This is an implementation of a static Huffman coding and decoding algorithm in C programming language. Static means that the input must be read twice and the encoding tree is transmitted with the encoded content of the input. It is assumed that the input contains at most 256 unique characters. Encoder uses a binary min-heap to construct an encoding tree which is then used to encode the input. Encoded file consists of encoded encoding tree in the header followed by the encoded content. Decoder first reconstructs the encoding tree and then uses it to decode the content.
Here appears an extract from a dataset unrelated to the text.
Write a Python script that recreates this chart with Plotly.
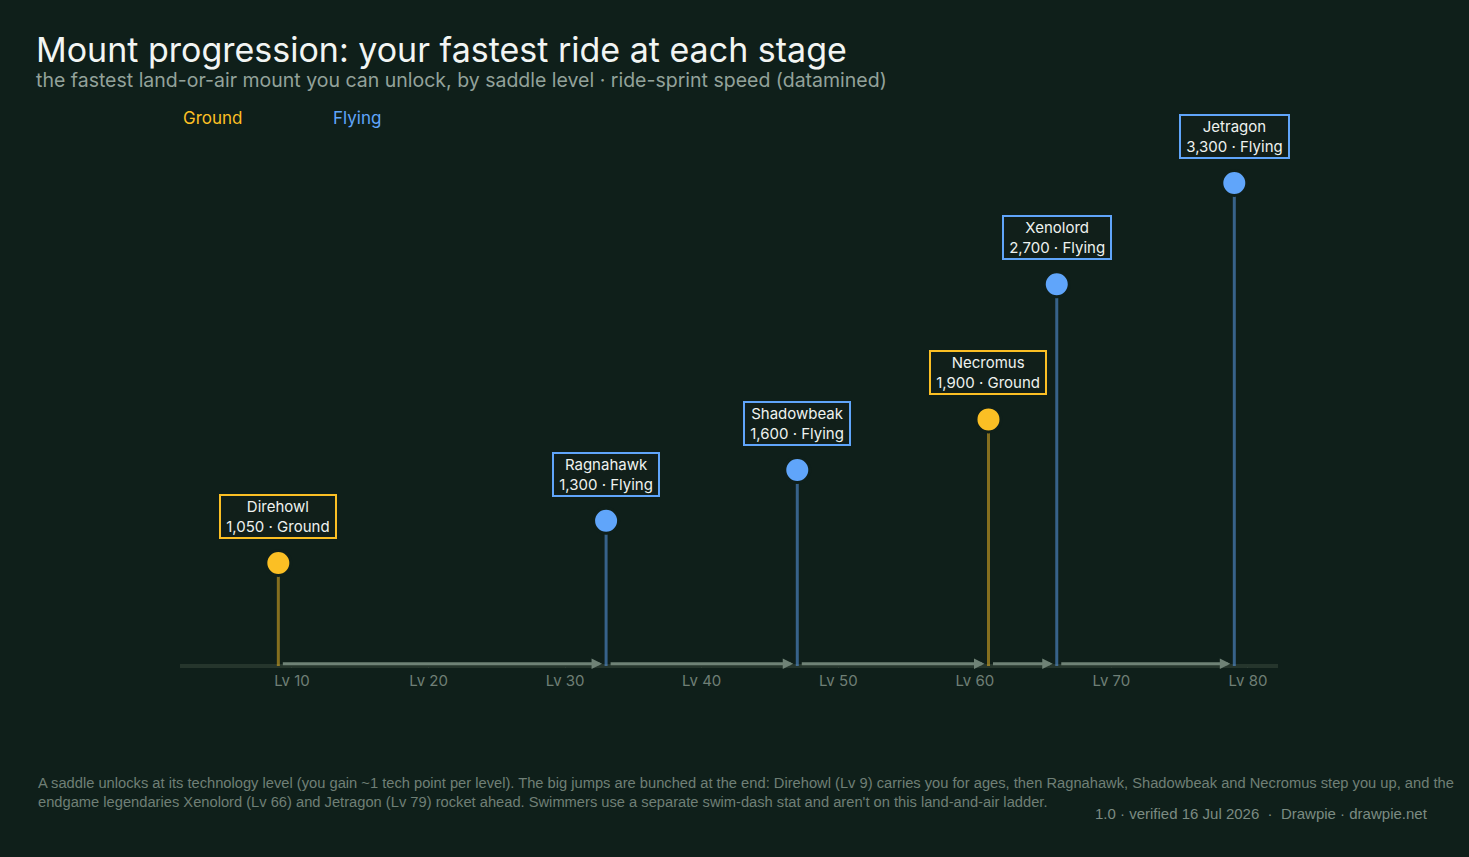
import plotly.graph_objects as go

# ---- data ----
mounts = ["Direhowl", "Ragnahawk", "Shadowbeak", "Necromus", "Xenolord", "Jetragon"]
levels = [9, 33, 47, 61, 66, 79]
speeds = [1050, 1300, 1600, 1900, 2700, 3300]
kinds = ["Ground", "Flying", "Flying", "Ground", "Flying", "Flying"]
tick_levels = [10, 20, 30, 40, 50, 60, 70, 80]
tick_labels = ["Lv %d" % v for v in tick_levels]

# ---- style ----
W, H = 1469, 857
L, R, T, B = 180, 191, 100, 191
PW, PH = W - L - R, H - T - B
BG = "#0f1f1a"
INTER = "Inter, Liberation Sans, Arial, sans-serif"
LIB = "Liberation Sans, Arial, Helvetica, sans-serif"
DOT = {"Ground": "#fbbf24", "Flying": "#60a5fa"}
STEM = {"Ground": "rgba(251,191,36,0.5)", "Flying": "rgba(96,165,250,0.5)"}
ARROW = "#6f8276"
AXIS = "#25352c"
YMIN, YMAX = 440, 3791
XMIN, XMAX = 1.8, 82.2


def px_x(px):
    return (px - L) / PW


def px_y(py):
    return (H - B - py) / PH


fig = go.Figure()

# stems
for kind in ["Ground", "Flying"]:
    xs, ys = [], []
    for lv, sp, k in zip(levels, speeds, kinds):
        if k == kind:
            xs += [lv, lv, None]
            ys += [YMIN, sp, None]
    fig.add_trace(go.Scatter(x=xs, y=ys, mode="lines", line=dict(color=STEM[kind], width=3),
                             hoverinfo="skip", showlegend=False, cliponaxis=False))

# markers
for kind in ["Ground", "Flying"]:
    xs = [lv for lv, k in zip(levels, kinds) if k == kind]
    ys = [sp for sp, k in zip(speeds, kinds) if k == kind]
    names = [m for m, k in zip(mounts, kinds) if k == kind]
    fig.add_trace(go.Scatter(x=xs, y=ys, mode="markers", name=kind, text=names,
                             marker=dict(color=DOT[kind], size=25, line=dict(color=BG, width=3)),
                             showlegend=False, cliponaxis=False))

annotations = []

# progression arrows along the baseline
for i in range(len(levels) - 1):
    annotations.append(dict(
        x=levels[i + 1], y=0.004, xref="x", yref="y domain",
        ax=levels[i], ay=0.004, axref="x", ayref="y domain",
        text="", showarrow=True, arrowhead=2, arrowsize=0.7, arrowwidth=3,
        arrowcolor=ARROW, standoff=4, startstandoff=3,
    ))

# labels
for m, lv, sp, k in zip(mounts, levels, speeds, kinds):
    annotations.append(dict(
        x=lv, y=sp, xref="x", yref="y", yanchor="bottom", yshift=24,
        text="&nbsp;%s&nbsp;<br>&nbsp;%s · %s&nbsp;" % (m, f"{sp:,}", k), showarrow=False,
        font=dict(family=INTER, size=15, color="#eef2ef"), align="center",
        bgcolor="#111f1a", bordercolor=DOT[k], borderwidth=2, borderpad=1,
    ))

# title, subtitle, legend, footer
annotations += [
    dict(x=px_x(34), y=px_y(49), xref="paper", yref="paper", xanchor="left", yanchor="middle",
         text="Mount progression: your fastest ride at each stage", showarrow=False,
         font=dict(family=INTER, size=34, color="#f2f5f3")),
    dict(x=px_x(34), y=px_y(80), xref="paper", yref="paper", xanchor="left", yanchor="middle",
         text="the fastest land-or-air mount you can unlock, by saddle level · ride-sprint speed (datamined)",
         showarrow=False, font=dict(family=INTER, size=19.5, color="#93a29a")),
    dict(x=px_x(181), y=px_y(118), xref="paper", yref="paper", xanchor="left", yanchor="middle",
         text="Ground", showarrow=False, font=dict(family=INTER, size=17, color=DOT["Ground"])),
    dict(x=px_x(331), y=px_y(118), xref="paper", yref="paper", xanchor="left", yanchor="middle",
         text="Flying", showarrow=False, font=dict(family=INTER, size=17, color=DOT["Flying"])),
    dict(x=px_x(36), y=px_y(773), xref="paper", yref="paper", xanchor="left", yanchor="top",
         align="left", showarrow=False, font=dict(family=LIB, size=14.7, color="#6f7f76"),
         text=("A saddle unlocks at its technology level (you gain ~1 tech point per level). The big jumps are "
               "bunched at the end: Direhowl (Lv 9) carries you for ages, then Ragnahawk, Shadowbeak and "
               "Necromus step you up, and the<br>endgame legendaries Xenolord (Lv 66) and Jetragon (Lv 79) "
               "rocket ahead. Swimmers use a separate swim-dash stat and aren't on this land-and-air ladder.")),
    dict(x=px_x(1430), y=px_y(813), xref="paper", yref="paper", xanchor="right", yanchor="middle",
         showarrow=False, font=dict(family=LIB, size=15, color="#7b8b82"),
         text="1.0 · verified 16 Jul 2026  ·  Drawpie · drawpie.net"),
]

shapes = [dict(type="line", xref="x domain", yref="y domain", x0=0, x1=1, y0=0, y1=0,
               line=dict(color=AXIS, width=4), layer="below")]

fig.update_layout(
    width=W, height=H, margin=dict(l=L, r=R, t=T, b=B, autoexpand=False),
    paper_bgcolor=BG, plot_bgcolor=BG, showlegend=False,
    font=dict(family=INTER, color="#eef2ef"),
    annotations=annotations, shapes=shapes,
    xaxis=dict(range=[XMIN, XMAX], tickvals=tick_levels, ticktext=tick_labels,
               showgrid=False, zeroline=False, showline=False,
               ticks="outside", ticklen=1, tickwidth=1, tickcolor="#2e3e35",
               tickfont=dict(family=INTER, size=15, color="#6f7f76"), fixedrange=True),
    yaxis=dict(range=[YMIN, YMAX], visible=False, fixedrange=True),
    hovermode="closest",
)

fig.write_html("out.html", config={"displayModeBar": False})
- driver: contains the program with main function, main.c
- lib: contains header files and libraries
- api: contains header files and source files that implement functions declared in headers
- src: contains the main library for Huffman encoding and decoding algorithms
- compile: contains the Makefile
- obj: after running make, object files are placed in here
- bin: after running make, an executable program is placed in here
1. run the make command in the compile directory where Makefile is located
2. it should create an executable called huff in the bin directory
3. run the huff executable
- -c, encoding mode
- -d, decoding mode
- -i, optional input file
- -o, optional output file
- -g, launch GUI (not yet implemented)
- -s, print stats/info
- -h, display help
Input file name argument is required. You can specify it as a -i followed by a file name or just as a standard argument. Example: ./huff -c -i input.txt or ./huff -c input.txt Output file name argument is optional. You can specify it as a -o followed by a file name. If you don`t:
- in encoding mode, file name will be the same as input file name but with .huff extension
- In decoding mode, file name will be the same as input file name but without .huff extension
Implementation of encoding is static meaning the encoding tree is built after first reading of the input. First scan of the input file results in a map of unique characters that appear in the file. It is assumed that the input contains at most 256 unique characters therefore the map is of size 256 + 1 for the pseudo EOF character. Every new not yet seen character is inserted at index in the map that is its ascii decimal value for example: 'a'...97 is inserted at tndex 97, 'b' at 98, ...; This approach eliminates the searching of each character later on when the encoded values get written in the ouput file and checking if the just read character already exists in the map. Encoding tree is build using the deque operation on priority queue which is implemented as binary min-heap. Dequeue returns the character with the smallest occurance probability. When the encoding tree is built, encoding of the leaf nodes takes place. Left branch in the subtree contributes a bit 0 to the character code and the right branch bit 1. At run-time, the codes are stored as strings. When the assigning of codes to the characters is complete, its time to encode the input file. First we need to encode the encoding tree so the decoder has the exact same tree as encoder. Tree is encoded with pre-order traversal. Non-leaf nodes are represented with bit 0, while leaf nodes are represented as bit 1 followed by a 16-bits that represent the value of a character that this leaf holds. After the encoded tree the encoded content is written. That requires second traversal of the input file. Instead of characters found in the input, their codes are written in the output file. Codes are shifted into a 32-bit bit-buffer and when its full, we write it into the encoded file. At the end, the pseudo EOF character code gets written.
First byte n in the encoded file represents the number of encoded encoding tree blocks, so n 32-bit blocks are read into memory. Decoder first reconstructs the encoding tree so it can decode the following encoded content. Encoded content is read bit by bit and according to the rule of bit 1 (meaning move right) and bit 0 (meaning move left), the decoder moves throught the tree from the root down to the leaf nodes. When the code brings it to the leaf node, encoder writes the character in that node to the output buffer.